India's Corporate Laws (Amendment) Bill, 2026, introduced March 23, aims to bolster its global financial standing. Proposed changes include raising CSR profit thresholds, easing buy-back norms, recognizing new employee stock benefits, expanding NFRA's powers, decriminalizing procedural defaults, and integrating digital compliance. These reforms are designed to streamline operations, enhance investor attractiveness, and align India's framework with international standards, particularly supporting its burgeoning International Financial Services Centres (IFSCs).

Proposed amendments to India's Companies Act and LLP Act are set to update the nation's corporate regulatory environment. This legislation aims to boost global competitiveness, encourage foreign investment, and position India as a major player in international finance.
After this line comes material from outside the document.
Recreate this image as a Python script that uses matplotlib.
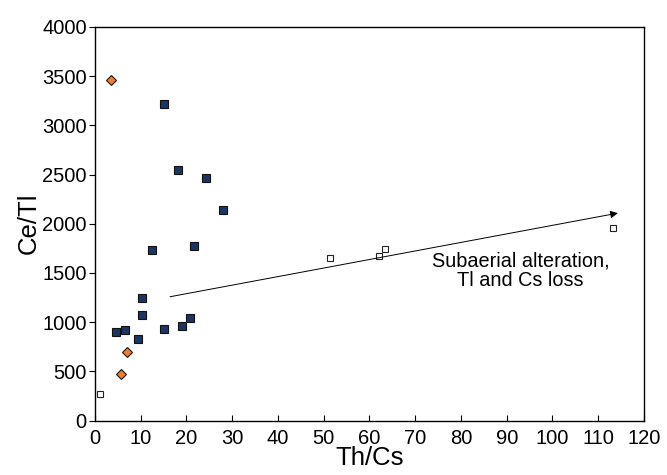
import matplotlib
matplotlib.use("Agg")
import matplotlib.pyplot as plt

# ── data ──
blue_x = [15.1, 18.2, 24.2, 28.0, 12.4, 21.6, 10.2, 10.3, 15.0, 19.1, 20.8, 4.5, 6.5, 9.4]
blue_y = [3215, 2550, 2465, 2140, 1735, 1775, 1245, 1070, 935, 965, 1045, 895, 920, 825]

orange_x = [3.4, 7.1, 5.7]
orange_y = [3465, 695, 470]

white_x = [1.0, 51.3, 62.0, 63.3, 113.3]
white_y = [265, 1650, 1672, 1745, 1960]

arrow_start = (16.4, 1258)
arrow_end = (114.3, 2108)
note = "Subaerial alteration,\nTl and Cs loss"

plt.rcParams["font.family"] = ["Liberation Sans", "DejaVu Sans"]

fig = plt.figure(figsize=(6.67, 4.75), dpi=100)
ax = fig.add_axes([0.1424, 0.1147, 0.8231, 0.8285])

ax.plot(white_x, white_y, "s", ms=4.6, mfc="white", mec="#222222", mew=0.8, zorder=3)
ax.plot(blue_x, blue_y, "s", ms=5.3, mfc="#1d3562", mec="#111111", mew=0.8, zorder=3)
ax.plot(orange_x, orange_y, "D", ms=5.0, mfc="#f07d28", mec="#111111", mew=0.75, zorder=3)

ax.annotate("", xy=arrow_end, xytext=arrow_start,
            arrowprops=dict(arrowstyle="-|>", color="black", lw=0.7,
                            mutation_scale=11, shrinkA=0, shrinkB=0))
ax.text(93.0, 1524, note, ha="center", va="center", fontsize=14.3, linespacing=1.0)

ax.set_xlim(0, 120)
ax.set_ylim(0, 4000)
ax.set_xticks(range(0, 121, 10))
ax.set_yticks(range(0, 4001, 500))
ax.tick_params(axis="x", direction="in", length=4, width=0.8, labelsize=14.5, pad=6)
ax.tick_params(axis="y", direction="out", length=4, width=0.8, labelsize=14.5, pad=2)
for s in ax.spines.values():
    s.set_linewidth(1.0)

ax.set_xlabel("Th/Cs", fontsize=18.5, labelpad=-1)
ax.set_ylabel("Ce/Tl", fontsize=18.5, labelpad=1)

fig.savefig("out.png", dpi=100)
The bill seeks to modernize the economy, strengthen regulatory oversight, and align domestic standards with global best practices, supporting India's vision to be a leading financial hub.

Boosting Global Standing

The government aims to elevate India's global financial standing. The development of International Financial Services Centres (IFSCs), like GIFT City, seeks to create an environment for cross-border financial transactions. The bill expands the powers of regulatory bodies such as the National Financial Regulatory Authority (NFRA), aligning them with SEBI and CCI. This is crucial as India seeks to attract foreign direct investment (FDI) and capital amid global economic uncertainty. Reforms to improve the Ease of Doing Business (EoDB) ranking have already seen India move from 142nd to 63rd place, signaling a more investor-friendly approach.

Key Reforms Detailed

The amendments cover several key areas for economic modernization. The Corporate Social Responsibility (CSR) threshold for mandatory spending is raised to ₹10 crore, aiming to provide relief to smaller entities. Buy-back rules will be relaxed, allowing specified companies up to two buy-back offers annually, offering greater flexibility for capital management. Non-monetary employee benefits, such as Restricted Stock Units (RSUs) and Stock Appreciation Rights (SARs), will now be recognized. This helps companies attract and retain talent through diverse compensation methods.
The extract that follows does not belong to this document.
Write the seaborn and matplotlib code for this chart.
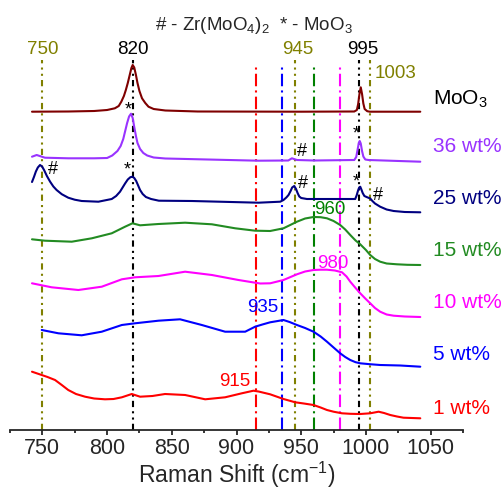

The National Financial Regulatory Authority (NFRA) will be strengthened with independent rule-making powers similar to SEBI and CCI, enhancing financial sector oversight. Additionally, 21 procedural defaults will be decriminalized, replacing criminal penalties with civil ones to reduce litigation risks for businesses. Digitalization is also integrated, with provisions for hybrid meetings and online disclosures to streamline filings.

Concerns and Criticisms

However, concerns have been raised regarding the bill's impact. Lawmakers have expressed worries that amendments could weaken CSR provisions, potentially reducing contributions to social initiatives. While NFRA's enhanced powers aim for better oversight, there are questions about managing increased regulatory scrutiny. Some observers point out that while rankings like Ease of Doing Business have improved, other key development indicators have shown stagnation or decline. The goal of creating a global financial hub also faces strong competition from established international centers, with GIFT City still developing. The effective implementation of these broad reforms across India's diverse corporate sector will require clear communication and consistent application.

Next Steps

The Corporate Laws (Amendment) Bill, 2026, has been sent to a Joint Parliamentary Committee (JPC) for further review and consultation before potential enactment. The government's objective is to balance ease of doing business with robust corporate governance, strengthening India's appeal for global investment.